A joint initiative will change the life of fashion students in Gauteng, through the Edcon Design Innovation Challenge.
This challenge brings SA Fashion Week’s Runway Productions, which has emphasised the importance of business in fashion and retail group Edcon, attending to the opportunities much required for a disadvantaged group of people. The disparity of access and opportunity is not only in history but still prevalent today.  And the gap between studies and the reality of the workplace is also wide, this serves to bridge that and so young students will be under the Edcon Design Innovation Challenge and become skilled with critical business thinking and problem solving, further understanding the retail, all this under the strategic guidance and collaboration with Lucilla Booyzen (managing director of SAFW and Runway Productions) and the retailer. 
 
Targeted at final year students and graduates, the three final winners in this contest, will walk away with first prize being R20 000, R15 000 for second and R10 000 for third. In addition, they will be part of a one-year learnership with Edcon – a 21 Step to Retail programme facilitated by Runway Productions. Next year’s fashion week ss17 and aw17 seasons will have eight leading designers showcase in a shared slot, all proving evrything learned. 
 
Recently, the 15 nominated students were introduced and will receive three-month mentoring where the selection process will continue and leaving the most promising and fitting the programme. The opening held at Edgars Melrose Arch also had Education MEC, Panyaza Lesufi, who commended this contribution in creating opportunities. 

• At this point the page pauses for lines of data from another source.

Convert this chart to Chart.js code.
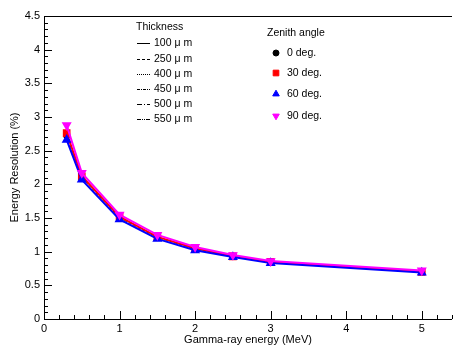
<!DOCTYPE html>
<html>
<head>
<meta charset="utf-8">
<script src="https://cdn.jsdelivr.net/npm/chart.js@4"></script>
<style>
  body { margin: 0; background: #fff; }
  canvas { display: block; }
</style>
</head>
<body>
<canvas id="resChart" width="458" height="347"></canvas>
<script>
// energies (MeV) and resolution (%) per zenith angle
var energies = [0.3, 0.5, 1, 1.5, 2, 2.5, 3, 5];
var deg0  = [2.72, 2.10, 1.50, 1.21, 1.04, 0.93, 0.84, 0.70];
var deg30 = [2.76, 2.12, 1.52, 1.22, 1.05, 0.93, 0.85, 0.70];
var deg60 = [2.66, 2.07, 1.48, 1.19, 1.02, 0.92, 0.83, 0.69];
var deg90 = [2.88, 2.17, 1.55, 1.25, 1.07, 0.95, 0.86, 0.72];

var angleLabels = ["0 deg.", "30 deg.", "60 deg.", "90 deg."];
var thicknessLabels = ["100 \u03bc m", "250 \u03bc m", "400 \u03bc m", "450 \u03bc m", "500 \u03bc m", "550 \u03bc m"];
var thicknessDash = [[], [3, 2], [1, 1], [3, 1, 1, 1], [5, 2, 1, 2], [4, 1, 1, 1, 1, 1]];

function pts(ys) {
    return energies.map(function (x, i) { return { x: x, y: ys[i] }; });
}

// ROOT prints 1 not 1.0
function plainTick(value) {
    return String(Math.round(value * 10) / 10);
}

var FONT = "'Liberation Sans', Arial, sans-serif";

// ROOT style frame, inward ticks and the two legends
var rootFrame = {
    id: 'rootFrame',
    afterDraw: function (chart) {
        var ctx = chart.ctx;
        var a = chart.chartArea;
        var xs = chart.scales.x, ys = chart.scales.y;
        ctx.save();
        ctx.strokeStyle = '#000';
        ctx.lineWidth = 1;
        ctx.beginPath();
        ctx.moveTo(a.left + 0.5, a.top + 0.5);
        ctx.lineTo(a.right, a.top + 0.5);
        ctx.moveTo(a.left + 0.5, a.top);
        ctx.lineTo(a.left + 0.5, a.bottom + 0.5);
        ctx.lineTo(a.right, a.bottom + 0.5);
        // x ticks
        for (var i = 0; i <= 27; i++) {
            var px = Math.round(xs.getPixelForValue(i * 0.2)) + 0.5;
            var len = (i % 5 === 0) ? 8 : 4;
            ctx.moveTo(px, a.bottom);
            ctx.lineTo(px, a.bottom - len);
        }
        // y ticks
        for (var j = 0; j <= 45; j++) {
            var py = Math.round(ys.getPixelForValue(j * 0.1)) + 0.5;
            var l = (j % 5 === 0) ? 8 : 4;
            ctx.moveTo(a.left, py);
            ctx.lineTo(a.left + l, py);
        }
        ctx.stroke();

        // thickness legend
        ctx.fillStyle = '#000';
        ctx.font = '10.5px ' + FONT;
        ctx.textBaseline = 'middle';
        ctx.textAlign = 'left';
        ctx.fillText('Thickness', 136, 27);
        var rowsT = [43, 59, 74, 89, 104, 119];
        thicknessLabels.forEach(function (t, k) {
            ctx.beginPath();
            ctx.setLineDash(thicknessDash[k]);
            ctx.moveTo(137, rowsT[k] + 0.5);
            ctx.lineTo(150, rowsT[k] + 0.5);
            ctx.stroke();
            ctx.setLineDash([]);
            ctx.fillText(t, 154, rowsT[k]);
        });

        // zenith legend
        ctx.fillText('Zenith angle', 267, 33);
        var rowsZ = [53, 73, 94, 116];
        var ds = chart.data.datasets;
        angleLabels.forEach(function (t, k) {
            var d = ds[k];
            ctx.fillStyle = d.pointBackgroundColor;
            ctx.strokeStyle = d.pointBackgroundColor;
            Chart.helpers.drawPoint(ctx, {
                pointStyle: d.pointStyle, rotation: d.pointRotation || 0,
                radius: d.pointRadius, borderWidth: 1
            }, 276, rowsZ[k]);
            ctx.fillStyle = '#000';
            ctx.fillText(t, 287, rowsZ[k]);
        });
        ctx.restore();
    }
};

var ctxRes = document.getElementById('resChart').getContext('2d');
var resChart = new Chart(ctxRes, {
    type: 'line',
    data: {
        datasets: [{
            label: angleLabels[0],
            data: pts(deg0),
            borderColor: '#222',
            borderWidth: 1,
            borderDash: [3, 2],
            pointStyle: 'circle',
            pointRadius: 3,
            pointBackgroundColor: '#000',
            pointBorderColor: '#000',
            order: 3
        }, {
            label: angleLabels[1],
            data: pts(deg30),
            borderColor: '#ff0000',
            borderWidth: 2,
            pointStyle: 'rect',
            pointRadius: 4,
            pointBackgroundColor: '#ff0000',
            pointBorderColor: '#ff0000',
            order: 2
        }, {
            label: angleLabels[2],
            data: pts(deg60),
            borderColor: '#0000ff',
            borderWidth: 2,
            pointStyle: 'triangle',
            pointRadius: 3.8,
            pointBackgroundColor: '#0000ff',
            pointBorderColor: '#0000ff',
            order: 1
        }, {
            label: angleLabels[3],
            data: pts(deg90),
            borderColor: '#ff00ff',
            borderWidth: 2,
            pointStyle: 'triangle',
            pointRotation: 180,
            pointRadius: 3.8,
            pointBackgroundColor: '#ff00ff',
            pointBorderColor: '#ff00ff',
            order: 0
        }]
    },
    options: {
        responsive: false,
        animation: false,
        layout: { padding: { top: 16, right: 0, left: 0, bottom: 0 } },
        plugins: { legend: { display: false }, tooltip: { enabled: false } },
        scales: {
            x: {
                type: 'linear',
                min: 0,
                max: 5.4,
                grid: { display: false, drawTicks: false },
                border: { display: false },
                ticks: {
                    stepSize: 1,
                    includeBounds: false,
                    padding: 3,
                    color: '#000',
                    font: { family: FONT, size: 11 },
                    maxRotation: 0,
                    callback: plainTick
                },
                title: {
                    display: true,
                    text: 'Gamma-ray energy (MeV)',
                    color: '#000',
                    font: { family: FONT, size: 11 },
                    padding: { top: 0, bottom: 0 }
                },
                afterFit: function (s) { s.height = 28; }
            },
            y: {
                min: 0,
                max: 4.5,
                grid: { display: false, drawTicks: false },
                border: { display: false },
                ticks: {
                    stepSize: 0.5,
                    padding: 4,
                    color: '#000',
                    font: { family: FONT, size: 11 },
                    callback: plainTick
                },
                title: {
                    display: true,
                    text: 'Energy Resolution (%)',
                    color: '#000',
                    font: { family: FONT, size: 11 },
                    padding: { top: 8, bottom: 0 }
                },
                afterFit: function (s) { s.width = 44; }
            }
        }
    },
    plugins: [rootFrame]
});
</script>
</body>
</html>
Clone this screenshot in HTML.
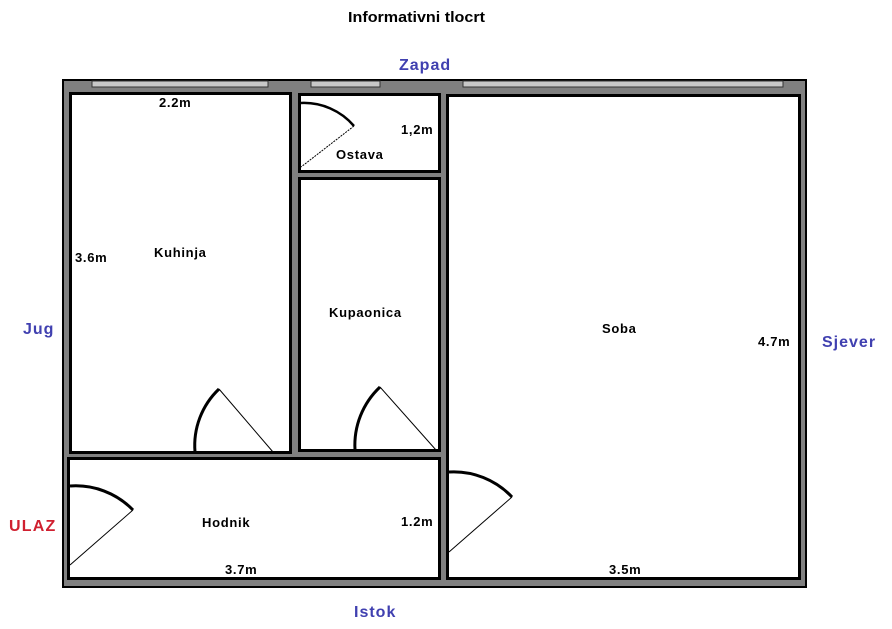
<!DOCTYPE html>
<html><head><meta charset="utf-8"><style>
html,body{margin:0;padding:0;background:#fff;}
svg{display:block;}
text{font-family:"Liberation Sans",sans-serif;font-weight:bold;}
</style></head><body>
<svg width="892" height="629" viewBox="0 0 892 629" xmlns="http://www.w3.org/2000/svg">
<text x="348" y="22" font-size="15" textLength="137" lengthAdjust="spacingAndGlyphs">Informativni tlocrt</text>
<rect x="63" y="80" width="743" height="507" fill="#808080" stroke="#000" stroke-width="2"/>
<rect x="92" y="81" width="176" height="6" fill="#c8c8c8" stroke="#333" stroke-width="1"/>
<rect x="311" y="81" width="69" height="6" fill="#c8c8c8" stroke="#333" stroke-width="1"/>
<rect x="463" y="81" width="320" height="6" fill="#c8c8c8" stroke="#333" stroke-width="1"/>
<g fill="#fff" stroke="#000" stroke-width="3">
<rect x="70.5" y="93.5" width="220" height="359"/>
<rect x="299.5" y="94.5" width="140" height="77"/>
<rect x="299.5" y="178.5" width="140" height="272"/>
<rect x="447.5" y="95.5" width="352" height="483"/>
<rect x="68.5" y="458.5" width="371" height="120"/>
</g>
<g fill="none" stroke="#000">
<path d="M195 452 A78 78 0 0 1 219 389" stroke-width="3"/>
<line x1="219" y1="389" x2="273" y2="452" stroke-width="1"/>
<path d="M355 450 A80 80 0 0 1 380 387" stroke-width="3"/>
<line x1="380" y1="387" x2="436" y2="450" stroke-width="1"/>
<path d="M70 486 A80 80 0 0 1 133 510" stroke-width="3"/>
<line x1="133" y1="510" x2="70" y2="565" stroke-width="1"/>
<path d="M449 472 A80 80 0 0 1 512 497" stroke-width="3"/>
<line x1="512" y1="497" x2="449" y2="552" stroke-width="1"/>
<path d="M301 103 A66 66 0 0 1 354 126" stroke-width="2.5"/>
<line x1="354" y1="126" x2="301" y2="167" stroke-width="1" stroke-dasharray="2,1"/>
</g>
<g font-size="13" fill="#000" letter-spacing="0.7">
<text x="159" y="107">2.2m</text>
<text x="401" y="134">1,2m</text>
<text x="336" y="159">Ostava</text>
<text x="75" y="262">3.6m</text>
<text x="154" y="257">Kuhinja</text>
<text x="329" y="317">Kupaonica</text>
<text x="602" y="333">Soba</text>
<text x="758" y="346">4.7m</text>
<text x="202" y="527">Hodnik</text>
<text x="401" y="526">1.2m</text>
<text x="225" y="574">3.7m</text>
<text x="609" y="574">3.5m</text>
</g>
<g font-size="16" fill="#4040b0" letter-spacing="1">
<text x="399" y="70">Zapad</text>
<text x="23" y="334">Jug</text>
<text x="822" y="347">Sjever</text>
<text x="354" y="617">Istok</text>
</g>
<text x="9" y="531" font-size="16" fill="#d02030" letter-spacing="1.2">ULAZ</text>
</svg>
</body></html>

Elelwani Pahlana, Transformation Executive at Edcon said this initiative is part of Edcon’s transformation journey.
“We have undertaken a number of initiatives by leveraging our expertise and using our platforms to empower women and youth”.
 
The programme fits right into what Edcon has devoted to through the Orange Campaign, where 40 women from shelters in Gauteng were trained in sewing and basic fashion elements. And this has now extended to Kwa-Zulu Natal.